The average cost of a pint of real ale was £4.13 (up 50p/13.8% compared to Feb 2023). If Wetherspoons and Samuel Smiths are excluded from this data the average cost per pint was £4.44 (up 54p/13.8%). With no beer duty increases since the last survey, prices are up 6% per year which represents an above inflation increase (average inflation being around 4.5% per year over the 2.3 year period). The cheapest beers were Green King’s Ruddle’s Best and IPA at £1.79 a pint.

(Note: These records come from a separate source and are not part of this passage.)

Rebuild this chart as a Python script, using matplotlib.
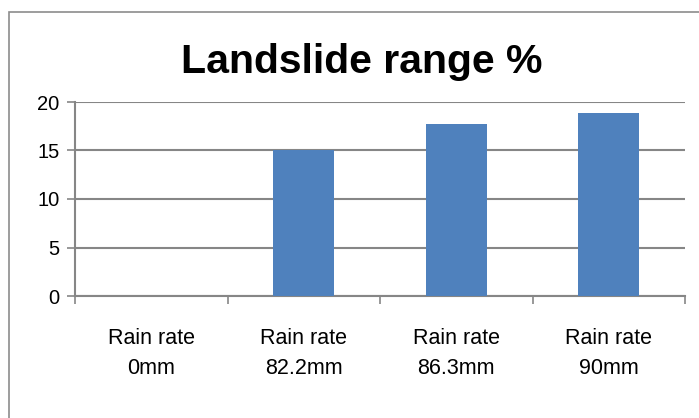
import matplotlib.pyplot as plt
from matplotlib.patches import Rectangle

categories = ["Rain rate\n0mm", "Rain rate\n82.2mm", "Rain rate\n86.3mm", "Rain rate\n90mm"]
values = [0, 15, 17.7, 18.9]
yticks = [0, 5, 10, 15, 20]

FONT = ["Liberation Sans Narrow", "Liberation Sans", "DejaVu Sans"]
plt.rcParams["font.family"] = FONT

fig = plt.figure(figsize=(6.99, 4.18), dpi=100)
fig.patches.append(Rectangle((9 / 699, -0.05), 1.1, 1 - 12 / 418 + 0.05,
                             transform=fig.transFigure, fill=False,
                             edgecolor="#8c8c8c", linewidth=1.2))

ax = fig.add_axes([75 / 699, 1 - 296 / 418, 610 / 699, 194 / 418])
x = range(len(categories))
ax.bar(x, values, width=0.4, color="#4F81BD", zorder=3)

ax.set_xlim(-0.5, len(categories) - 0.5)
ax.set_ylim(0, 20)
ax.set_yticks(yticks)
ax.set_yticklabels([str(t) for t in yticks], fontsize=14.5)
ax.yaxis.grid(True, color="#868686", linewidth=1.5, zorder=0)

ax.set_xticks([i - 0.5 for i in range(len(categories) + 1)])
ax.set_xticklabels([])
ax.set_xticks(list(x), minor=True)
ax.set_xticklabels(categories, minor=True, fontsize=15.5, linespacing=1.55)
ax.tick_params(axis="x", which="minor", length=0, pad=23)
ax.tick_params(axis="x", which="major", length=6, color="#868686", width=1.2)
ax.tick_params(axis="y", length=6, color="#868686", width=1.2, pad=5)

for s in ["top", "right"]:
    ax.spines[s].set_visible(False)
for s in ["left", "bottom"]:
    ax.spines[s].set_color("#868686")
    ax.spines[s].set_linewidth(1.5)

fig.text(362 / 699, 1 - 62 / 418, "Landslide range %", fontsize=29.5,
         fontweight="bold", ha="center", va="center")

fig.savefig("out.png", dpi=100)
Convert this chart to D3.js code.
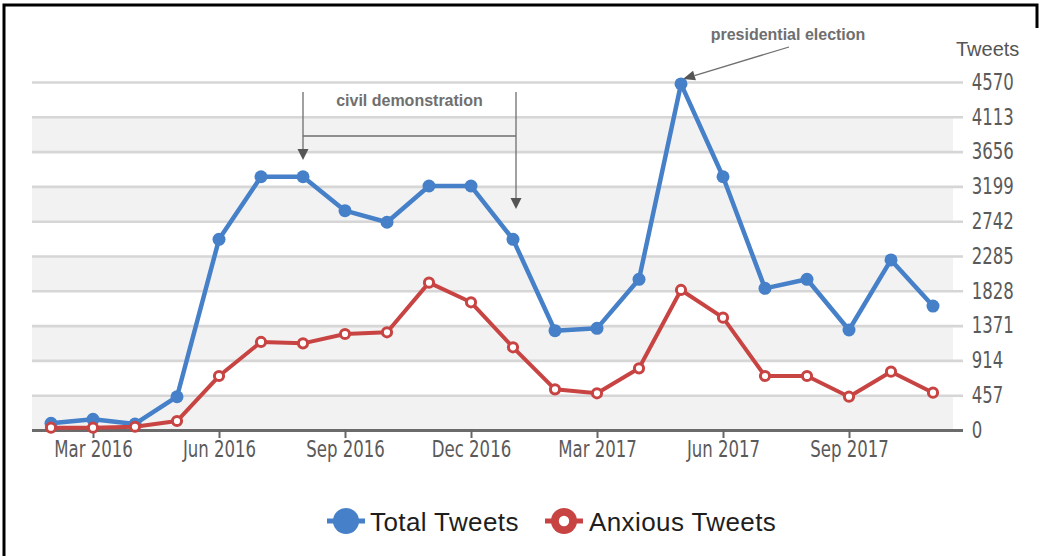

The dearest was a 5.7% Big Hoppa by Little Critters at £6.50 pint.
Again this year local breweries dominated the pumps with Abbeydale having 62 recorded beers, followed by Bradfield and Thornbridge both on 44 beers each.
Beer availability wise the top spot this year was Abbeydale’s Moonshine available in 28 of the pubs surveyed, with Bradfield Farmer’s Blonde second in 26 pubs and Thornbridge’s Jaipur third in 16 pubs. Sharp’s Doom Bar, third place for many years has dropped down to 7th place.
A special thanks to everyone involved in going out to venues and gathering all the data to make this survey possible.
It wouldn’t have just been just Sheffield and District members, I was going to help survey with the Chairman, Crystal Peaks and Handsworth, but I had Shingles. I hope everyone enjoyed the survey and themselves.